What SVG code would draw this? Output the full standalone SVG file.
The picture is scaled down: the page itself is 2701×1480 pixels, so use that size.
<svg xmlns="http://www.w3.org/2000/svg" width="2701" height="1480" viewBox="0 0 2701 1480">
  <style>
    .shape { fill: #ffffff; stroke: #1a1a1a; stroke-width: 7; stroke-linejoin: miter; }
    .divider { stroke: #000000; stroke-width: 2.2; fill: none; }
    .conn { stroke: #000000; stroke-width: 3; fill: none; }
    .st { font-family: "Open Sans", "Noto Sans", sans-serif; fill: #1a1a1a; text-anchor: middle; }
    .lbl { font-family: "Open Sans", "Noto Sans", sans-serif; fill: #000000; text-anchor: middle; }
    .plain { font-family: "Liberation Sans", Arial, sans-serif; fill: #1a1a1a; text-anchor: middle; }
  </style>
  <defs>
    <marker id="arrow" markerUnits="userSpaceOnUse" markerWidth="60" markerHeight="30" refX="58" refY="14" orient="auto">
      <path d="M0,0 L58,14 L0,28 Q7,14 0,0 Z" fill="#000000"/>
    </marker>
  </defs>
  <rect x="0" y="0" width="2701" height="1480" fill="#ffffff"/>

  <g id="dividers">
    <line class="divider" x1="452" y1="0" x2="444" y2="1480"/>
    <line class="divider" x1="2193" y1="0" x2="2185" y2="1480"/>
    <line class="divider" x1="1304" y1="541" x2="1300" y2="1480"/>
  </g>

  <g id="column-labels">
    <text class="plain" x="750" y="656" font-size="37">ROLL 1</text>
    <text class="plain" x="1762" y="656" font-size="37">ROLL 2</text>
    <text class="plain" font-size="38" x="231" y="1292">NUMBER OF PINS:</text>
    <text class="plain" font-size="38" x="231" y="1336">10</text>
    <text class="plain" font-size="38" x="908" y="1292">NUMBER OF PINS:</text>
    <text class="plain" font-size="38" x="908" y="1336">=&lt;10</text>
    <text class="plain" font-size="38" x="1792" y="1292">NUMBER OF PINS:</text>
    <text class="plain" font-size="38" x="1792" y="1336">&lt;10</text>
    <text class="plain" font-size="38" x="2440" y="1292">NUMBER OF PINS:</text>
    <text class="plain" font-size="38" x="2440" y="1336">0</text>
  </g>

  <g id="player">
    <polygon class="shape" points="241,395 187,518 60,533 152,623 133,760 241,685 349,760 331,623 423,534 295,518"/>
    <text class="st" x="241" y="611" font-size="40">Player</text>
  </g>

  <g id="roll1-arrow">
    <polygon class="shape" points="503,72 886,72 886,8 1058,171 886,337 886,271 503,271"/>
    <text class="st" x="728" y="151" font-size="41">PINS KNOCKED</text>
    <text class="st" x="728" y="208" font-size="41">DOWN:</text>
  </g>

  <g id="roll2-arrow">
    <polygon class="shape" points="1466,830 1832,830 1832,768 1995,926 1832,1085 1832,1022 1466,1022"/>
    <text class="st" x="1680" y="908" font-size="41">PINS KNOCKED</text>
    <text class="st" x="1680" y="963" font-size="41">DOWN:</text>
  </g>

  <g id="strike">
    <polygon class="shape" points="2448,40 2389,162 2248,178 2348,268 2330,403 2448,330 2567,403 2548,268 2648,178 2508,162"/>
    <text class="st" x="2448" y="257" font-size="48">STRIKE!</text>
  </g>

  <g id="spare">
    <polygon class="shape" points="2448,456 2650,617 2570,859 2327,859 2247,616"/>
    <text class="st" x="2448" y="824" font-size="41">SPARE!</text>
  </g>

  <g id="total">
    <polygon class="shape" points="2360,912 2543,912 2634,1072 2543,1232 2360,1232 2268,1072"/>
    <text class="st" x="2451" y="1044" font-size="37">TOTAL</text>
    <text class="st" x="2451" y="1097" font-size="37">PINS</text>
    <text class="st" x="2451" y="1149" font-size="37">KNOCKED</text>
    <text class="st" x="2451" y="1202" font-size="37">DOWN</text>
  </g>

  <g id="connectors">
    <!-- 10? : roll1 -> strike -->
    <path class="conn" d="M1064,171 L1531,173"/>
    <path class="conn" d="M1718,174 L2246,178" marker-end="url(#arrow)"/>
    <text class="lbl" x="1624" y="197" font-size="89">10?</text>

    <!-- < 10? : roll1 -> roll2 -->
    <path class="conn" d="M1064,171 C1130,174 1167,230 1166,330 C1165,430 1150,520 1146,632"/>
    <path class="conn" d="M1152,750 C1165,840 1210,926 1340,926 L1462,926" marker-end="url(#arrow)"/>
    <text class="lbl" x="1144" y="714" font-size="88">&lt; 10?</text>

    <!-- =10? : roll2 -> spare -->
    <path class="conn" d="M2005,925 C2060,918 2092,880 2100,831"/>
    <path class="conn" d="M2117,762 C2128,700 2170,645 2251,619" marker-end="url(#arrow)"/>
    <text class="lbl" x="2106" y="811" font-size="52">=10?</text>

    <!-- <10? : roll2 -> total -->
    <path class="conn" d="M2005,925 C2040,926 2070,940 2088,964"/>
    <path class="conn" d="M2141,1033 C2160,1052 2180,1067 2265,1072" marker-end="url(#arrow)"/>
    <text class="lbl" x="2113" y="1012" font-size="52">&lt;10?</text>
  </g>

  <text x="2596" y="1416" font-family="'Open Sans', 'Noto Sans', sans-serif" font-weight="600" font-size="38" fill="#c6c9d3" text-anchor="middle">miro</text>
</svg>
=-=-=-=-=
**TASK TO CARRY OUT**
Take the listing above and write it out again exactly.

**WRITTEN ANSWER**
What SVG code would draw this? Output the full standalone SVG file.
The picture is scaled down: the page itself is 2701×1480 pixels, so use that size.
<svg xmlns="http://www.w3.org/2000/svg" width="2701" height="1480" viewBox="0 0 2701 1480">
  <style>
    .shape { fill: #ffffff; stroke: #1a1a1a; stroke-width: 7; stroke-linejoin: miter; }
    .divider { stroke: #000000; stroke-width: 2.2; fill: none; }
    .conn { stroke: #000000; stroke-width: 3; fill: none; }
    .st { font-family: "Open Sans", "Noto Sans", sans-serif; fill: #1a1a1a; text-anchor: middle; }
    .lbl { font-family: "Open Sans", "Noto Sans", sans-serif; fill: #000000; text-anchor: middle; }
    .plain { font-family: "Liberation Sans", Arial, sans-serif; fill: #1a1a1a; text-anchor: middle; }
  </style>
  <defs>
    <marker id="arrow" markerUnits="userSpaceOnUse" markerWidth="60" markerHeight="30" refX="58" refY="14" orient="auto">
      <path d="M0,0 L58,14 L0,28 Q7,14 0,0 Z" fill="#000000"/>
    </marker>
  </defs>
  <rect x="0" y="0" width="2701" height="1480" fill="#ffffff"/>

  <g id="dividers">
    <line class="divider" x1="452" y1="0" x2="444" y2="1480"/>
    <line class="divider" x1="2193" y1="0" x2="2185" y2="1480"/>
    <line class="divider" x1="1304" y1="541" x2="1300" y2="1480"/>
  </g>

  <g id="column-labels">
    <text class="plain" x="750" y="656" font-size="37">ROLL 1</text>
    <text class="plain" x="1762" y="656" font-size="37">ROLL 2</text>
    <text class="plain" font-size="38" x="231" y="1292">NUMBER OF PINS:</text>
    <text class="plain" font-size="38" x="231" y="1336">10</text>
    <text class="plain" font-size="38" x="908" y="1292">NUMBER OF PINS:</text>
    <text class="plain" font-size="38" x="908" y="1336">=&lt;10</text>
    <text class="plain" font-size="38" x="1792" y="1292">NUMBER OF PINS:</text>
    <text class="plain" font-size="38" x="1792" y="1336">&lt;10</text>
    <text class="plain" font-size="38" x="2440" y="1292">NUMBER OF PINS:</text>
    <text class="plain" font-size="38" x="2440" y="1336">0</text>
  </g>

  <g id="player">
    <polygon class="shape" points="241,395 187,518 60,533 152,623 133,760 241,685 349,760 331,623 423,534 295,518"/>
    <text class="st" x="241" y="611" font-size="40">Player</text>
  </g>

  <g id="roll1-arrow">
    <polygon class="shape" points="503,72 886,72 886,8 1058,171 886,337 886,271 503,271"/>
    <text class="st" x="728" y="151" font-size="41">PINS KNOCKED</text>
    <text class="st" x="728" y="208" font-size="41">DOWN:</text>
  </g>

  <g id="roll2-arrow">
    <polygon class="shape" points="1466,830 1832,830 1832,768 1995,926 1832,1085 1832,1022 1466,1022"/>
    <text class="st" x="1680" y="908" font-size="41">PINS KNOCKED</text>
    <text class="st" x="1680" y="963" font-size="41">DOWN:</text>
  </g>

  <g id="strike">
    <polygon class="shape" points="2448,40 2389,162 2248,178 2348,268 2330,403 2448,330 2567,403 2548,268 2648,178 2508,162"/>
    <text class="st" x="2448" y="257" font-size="48">STRIKE!</text>
  </g>

  <g id="spare">
    <polygon class="shape" points="2448,456 2650,617 2570,859 2327,859 2247,616"/>
    <text class="st" x="2448" y="824" font-size="41">SPARE!</text>
  </g>

  <g id="total">
    <polygon class="shape" points="2360,912 2543,912 2634,1072 2543,1232 2360,1232 2268,1072"/>
    <text class="st" x="2451" y="1044" font-size="37">TOTAL</text>
    <text class="st" x="2451" y="1097" font-size="37">PINS</text>
    <text class="st" x="2451" y="1149" font-size="37">KNOCKED</text>
    <text class="st" x="2451" y="1202" font-size="37">DOWN</text>
  </g>

  <g id="connectors">
    <!-- 10? : roll1 -> strike -->
    <path class="conn" d="M1064,171 L1531,173"/>
    <path class="conn" d="M1718,174 L2246,178" marker-end="url(#arrow)"/>
    <text class="lbl" x="1624" y="197" font-size="89">10?</text>

    <!-- < 10? : roll1 -> roll2 -->
    <path class="conn" d="M1064,171 C1130,174 1167,230 1166,330 C1165,430 1150,520 1146,632"/>
    <path class="conn" d="M1152,750 C1165,840 1210,926 1340,926 L1462,926" marker-end="url(#arrow)"/>
    <text class="lbl" x="1144" y="714" font-size="88">&lt; 10?</text>

    <!-- =10? : roll2 -> spare -->
    <path class="conn" d="M2005,925 C2060,918 2092,880 2100,831"/>
    <path class="conn" d="M2117,762 C2128,700 2170,645 2251,619" marker-end="url(#arrow)"/>
    <text class="lbl" x="2106" y="811" font-size="52">=10?</text>

    <!-- <10? : roll2 -> total -->
    <path class="conn" d="M2005,925 C2040,926 2070,940 2088,964"/>
    <path class="conn" d="M2141,1033 C2160,1052 2180,1067 2265,1072" marker-end="url(#arrow)"/>
    <text class="lbl" x="2113" y="1012" font-size="52">&lt;10?</text>
  </g>

  <text x="2596" y="1416" font-family="'Open Sans', 'Noto Sans', sans-serif" font-weight="600" font-size="38" fill="#c6c9d3" text-anchor="middle">miro</text>
</svg>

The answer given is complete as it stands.